Problem description: Pull each line containing "chart" out of the data and copy it.

Stored data:
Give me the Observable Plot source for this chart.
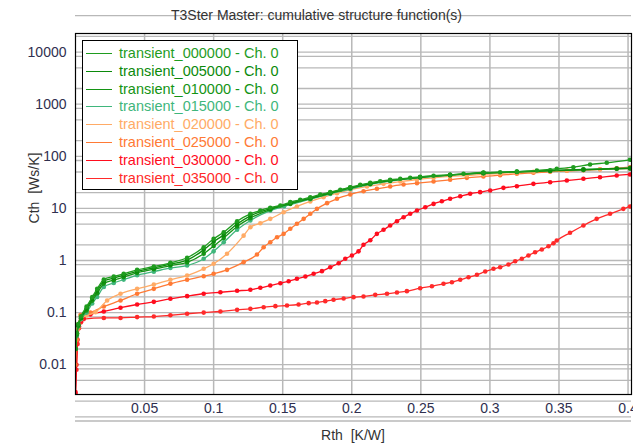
<!DOCTYPE html>
<html><head><meta charset="utf-8">
<script src="https://cdn.jsdelivr.net/npm/d3@7"></script>
<script src="https://cdn.jsdelivr.net/npm/@observablehq/plot@0.6"></script>
<style>
body{margin:0;background:#fff;}
#wrap{position:relative;width:633px;height:444px;font-family:"Liberation Sans",Arial,sans-serif;overflow:hidden;}
#wrap svg{position:absolute;left:0;top:0;}
.ttl{position:absolute;white-space:pre;color:#333;font-size:14px;}
#legend{position:absolute;left:82px;top:40px;width:216px;height:150px;border:1px solid #000;background:#fff;box-sizing:border-box;}
.lrow{position:absolute;left:0;height:18px;font-size:14.5px;white-space:pre;}
.lline{position:absolute;left:3px;width:26px;height:0;border-top:1.5px solid;top:9px;}
.ltext{position:absolute;left:36px;top:0;line-height:18px;}
</style></head>
<body><div id="wrap"></div>
<script>
// ---- data (Rth [K/W], Cth [Ws/K]) ----
const seriesNames = ["transient_000000 - Ch. 0","transient_005000 - Ch. 0","transient_010000 - Ch. 0","transient_015000 - Ch. 0","transient_020000 - Ch. 0","transient_025000 - Ch. 0","transient_030000 - Ch. 0","transient_035000 - Ch. 0"];
const seriesColors = ["#1f9c1f","#0b8a0b","#149414","#3fb67c","#ffab66","#ff7a35","#ff0d1e","#ff2a2a"];

const s000000 = [[0,0.02],[0.001,0.04],[0.002,0.06],[0.004,0.085],[0.008,0.13],[0.0121,0.198],[0.0157,0.286],[0.0205,0.432],[0.0277,0.493],[0.0349,0.556],[0.0446,0.662],[0.0567,0.767],[0.0687,0.904],[0.0808,1.13],[0.0928,1.8],[0.1,2.61],[0.1073,3.49],[0.117,5.68],[0.1266,7.87],[0.1338,9.12],[0.141,10.3],[0.1483,11.4],[0.1555,13.2],[0.1627,14.6],[0.17,16.4],[0.1772,18.5],[0.1844,20.5],[0.1917,22.8],[0.1989,25.5],[0.2061,28.4],[0.2134,31],[0.2206,33.3],[0.2278,35.4],[0.2351,37],[0.2423,38.7],[0.2495,40.4],[0.2592,42.3],[0.2712,44.2],[0.2809,46.1],[0.2953,48.9],[0.3074,49.5],[0.3195,50.4],[0.334,53.4],[0.3484,57.5],[0.3604,61.8],[0.3725,69.6],[0.3846,75],[0.4014,85.7]];
const s005000 = [[0,0.02],[0.001,0.04],[0.002,0.058],[0.004,0.08],[0.008,0.12],[0.0121,0.185],[0.0157,0.26],[0.0205,0.4],[0.0277,0.46],[0.0349,0.52],[0.0446,0.62],[0.0567,0.72],[0.0687,0.85],[0.0808,1.02],[0.0928,1.6],[0.1,2.3],[0.1073,3.1],[0.117,5.0],[0.1266,7.2],[0.141,9.9],[0.1555,12.6],[0.17,15.8],[0.1844,20],[0.1989,25],[0.2134,30],[0.2278,34.5],[0.2495,39.5],[0.2712,43.5],[0.2953,47.5],[0.3195,50],[0.3436,52.5],[0.3677,55],[0.3918,57.5],[0.4014,58.5]];
const s010000 = [[0,0.02],[0.001,0.038],[0.002,0.056],[0.004,0.078],[0.008,0.11],[0.0121,0.17],[0.0157,0.235],[0.0205,0.36],[0.0277,0.42],[0.0349,0.48],[0.0446,0.58],[0.0567,0.68],[0.0687,0.8],[0.0808,0.92],[0.0928,1.35],[0.1,1.9],[0.1073,2.7],[0.117,4.5],[0.1266,6.5],[0.141,9.5],[0.1555,12.2],[0.17,15.4],[0.1844,19.5],[0.1989,24.5],[0.2134,29.5],[0.2278,34],[0.2495,39.5],[0.2712,44],[0.2953,48],[0.3195,51],[0.3436,53.5],[0.3677,56],[0.3918,58.5],[0.4014,59.5]];
const s015000 = [[0,0.02],[0.001,0.036],[0.002,0.054],[0.004,0.075],[0.008,0.1],[0.0121,0.15],[0.0157,0.2],[0.0205,0.31],[0.0277,0.37],[0.0349,0.43],[0.0446,0.52],[0.0567,0.61],[0.0687,0.72],[0.0808,0.8],[0.0928,1.08],[0.1,1.5],[0.1073,2.24],[0.117,3.88],[0.1266,5.86],[0.141,9.1],[0.151,11],[0.17,15],[0.1844,19],[0.199,23.5],[0.2134,29],[0.2278,33.5],[0.2495,39],[0.2712,43.5],[0.2953,47.5],[0.3195,50.5],[0.3436,53],[0.3677,55.5],[0.4014,59]];
const s020000 = [[0,0.02],[0.001,0.04],[0.002,0.06],[0.004,0.075],[0.008,0.088],[0.0145,0.102],[0.0229,0.171],[0.0326,0.23],[0.0446,0.286],[0.0567,0.346],[0.0687,0.426],[0.0808,0.515],[0.0928,0.693],[0.1,0.865],[0.1097,1.35],[0.1217,3.0],[0.1266,4.36],[0.1338,5.2],[0.141,6.3],[0.1507,8.45],[0.1603,10.9],[0.17,13.6],[0.1796,16.4],[0.1893,19.6],[0.1989,22.8],[0.211,26.3],[0.223,29.6],[0.2351,32.8],[0.2472,35.9],[0.2592,38.6],[0.2712,41],[0.2833,42.8],[0.2953,44.8],[0.3074,46.8],[0.3195,48.9],[0.3315,50.4],[0.3436,51.8],[0.3557,53.4],[0.3677,55],[0.3797,55.8],[0.3918,57.5],[0.4014,58.3]];
const s025000 = [[0,0.01],[0.001,0.03],[0.002,0.05],[0.0036,0.09],[0.0108,0.1],[0.0205,0.131],[0.0326,0.171],[0.0446,0.23],[0.0567,0.286],[0.0687,0.357],[0.0808,0.426],[0.0928,0.5],[0.1,0.556],[0.1097,0.662],[0.1217,0.93],[0.1314,1.3],[0.1362,1.8],[0.141,2.24],[0.1459,2.8],[0.1507,3.25],[0.1555,4.06],[0.1603,5.06],[0.1652,6.3],[0.17,7.87],[0.1748,9.8],[0.1821,12.6],[0.1893,15.3],[0.1989,18.5],[0.2085,21.4],[0.2182,23.8],[0.2278,26.3],[0.2375,28.8],[0.2472,30.5],[0.2592,32.8],[0.2712,35.4],[0.2833,38.6],[0.2953,41],[0.3074,43.4],[0.3195,46.1],[0.3315,48.2],[0.3436,50.4],[0.3557,52.7],[0.3677,54.1],[0.3797,56.5],[0.3918,59.1],[0.4014,61.8]];
const s030000 = [[0,0.003],[0.0007,0.01],[0.0015,0.03],[0.0025,0.055],[0.004,0.07],[0.006,0.08],[0.0108,0.092],[0.0205,0.105],[0.0326,0.124],[0.0446,0.143],[0.0567,0.161],[0.0687,0.184],[0.0808,0.207],[0.0928,0.23],[0.1049,0.246],[0.117,0.262],[0.1266,0.274],[0.1338,0.299],[0.141,0.331],[0.1483,0.367],[0.1543,0.401],[0.1603,0.446],[0.1664,0.493],[0.1724,0.556],[0.1784,0.624],[0.1844,0.743],[0.1905,0.887],[0.1953,1.08],[0.2001,1.25],[0.2049,1.5],[0.2085,2.0],[0.2134,2.45],[0.2182,3.25],[0.223,3.88],[0.2278,4.7],[0.2327,5.68],[0.2375,6.78],[0.2423,7.87],[0.2472,9.12],[0.2532,10.5],[0.2592,12.2],[0.2652,13.7],[0.2712,15.3],[0.2785,17.1],[0.2857,19.1],[0.2929,20.5],[0.3002,22.1],[0.3098,24.8],[0.3195,26.7],[0.3315,29.6],[0.3436,31.8],[0.3557,34.3],[0.3677,37],[0.3797,39.7],[0.3918,42.8],[0.4014,44.8]];
const s035000 = [[0,0.0028],[0.0007,0.008],[0.0015,0.025],[0.0025,0.05],[0.004,0.065],[0.006,0.075],[0.0205,0.079],[0.0326,0.079],[0.0446,0.082],[0.0567,0.084],[0.0687,0.089],[0.0808,0.095],[0.0928,0.1],[0.1049,0.105],[0.117,0.113],[0.1266,0.118],[0.1362,0.127],[0.1447,0.133],[0.1531,0.137],[0.1615,0.143],[0.1688,0.152],[0.1748,0.156],[0.1808,0.166],[0.1868,0.176],[0.1941,0.187],[0.2013,0.198],[0.2085,0.204],[0.217,0.219],[0.2255,0.23],[0.2327,0.243],[0.2399,0.258],[0.2495,0.294],[0.258,0.321],[0.2664,0.357],[0.2725,0.383],[0.2785,0.426],[0.2845,0.478],[0.2906,0.532],[0.2966,0.615],[0.3026,0.693],[0.3074,0.743],[0.3134,0.838],[0.3183,0.97],[0.3231,1.08],[0.3279,1.25],[0.3327,1.44],[0.3376,1.63],[0.3424,1.88],[0.346,2.15],[0.3484,2.42],[0.358,3.4],[0.3677,4.7],[0.3773,6.3],[0.387,7.87],[0.3966,9.8],[0.4014,10.9]];

const xTicks = [0.05,0.1,0.15,0.2,0.25,0.3,0.35,0.4];
const xTickLabels = ["0.05","0.1","0.15","0.2","0.25","0.3","0.35","0.4"];
const yTicks = [0.01,0.1,1,10,100,1000,10000];
const yTickLabels = ["0.01","0.1","1","10","100","1000","10000"];
const gridMultipliers = [0.83,1,2,5];
const gridDecades = [0.001,0.01,0.1,1,10,100,1000,10000];

const allSeries = [s000000,s005000,s010000,s015000,s020000,s025000,s030000,s035000];
const rows = [];
allSeries.forEach((s,i)=>s.forEach(([x,c])=>rows.push({x,c,k:i})));
const yGrid = [];
gridDecades.forEach(d=>gridMultipliers.forEach(m=>yGrid.push(d*m)));

const marks = [
  Plot.gridY(yGrid,{stroke:"#b8b8b8",strokeOpacity:1,strokeWidth:1.3}),
  Plot.gridX(xTicks,{stroke:"#b8b8b8",strokeOpacity:1,strokeWidth:1.5}),
];
for (let i = allSeries.length-1; i>=0; i--) {
  const d = rows.filter(r=>r.k===i);
  marks.push(Plot.line(d,{x:"x",y:"c",stroke:seriesColors[i],strokeWidth:1.3,curve:"monotone-x",clip:true}));
  marks.push(Plot.dot(d,{x:"x",y:"c",fill:seriesColors[i],r:2.3,clip:true}));
}
marks.push(Plot.axisX({ticks:xTicks,tickFormat:(v)=>xTickLabels[xTicks.indexOf(v)],tickSize:0,tickPadding:9,fontSize:14,color:"#2f2f4f",label:null}));
marks.push(Plot.axisY({ticks:yTicks,tickFormat:(v)=>yTickLabels[yTicks.indexOf(v)],tickSize:0,tickPadding:9,fontSize:14,color:"#2f2f4f",label:null}));
marks.push(Plot.frame({stroke:"#000",strokeWidth:1.2}));

const chart = Plot.plot({
  width:633,height:444,
  marginLeft:75,marginRight:2,marginTop:33,marginBottom:50,
  style:{fontFamily:"'Liberation Sans',Arial,sans-serif",background:"transparent"},
  x:{domain:[0,0.4025]},
  y:{type:"log",domain:[0.00268,22750]},
  marks
});
const wrap = document.getElementById("wrap");
wrap.appendChild(chart);

function addText(txt, css){const d=document.createElement("div");d.className="ttl";d.textContent=txt;Object.assign(d.style,css);wrap.appendChild(d);return d;}
addText("T3Ster Master: cumulative structure function(s)",{left:"0px",width:"633px",textAlign:"center",top:"7px"});
addText("Rth  [K/W]",{left:"75px",width:"556px",textAlign:"center",top:"427px"});
addText("Cth  [Ws/K]",{left:"-16px",top:"180px",width:"100px",textAlign:"center",transform:"rotate(-90deg)"});

const leg = document.createElement("div"); leg.id="legend"; wrap.appendChild(leg);
seriesNames.forEach((n,i)=>{
  const r=document.createElement("div");r.className="lrow";r.style.top=(3+17.8*i)+"px";r.style.width="210px";
  const l=document.createElement("div");l.className="lline";l.style.borderColor=seriesColors[i];
  const t=document.createElement("div");t.className="ltext";t.textContent=n;t.style.color=seriesColors[i];
  r.appendChild(l);r.appendChild(t);leg.appendChild(r);
});
</script></body></html>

Expected answer:
Give me the Observable Plot source for this chart.
const chart = Plot.plot({
wrap.appendChild(chart);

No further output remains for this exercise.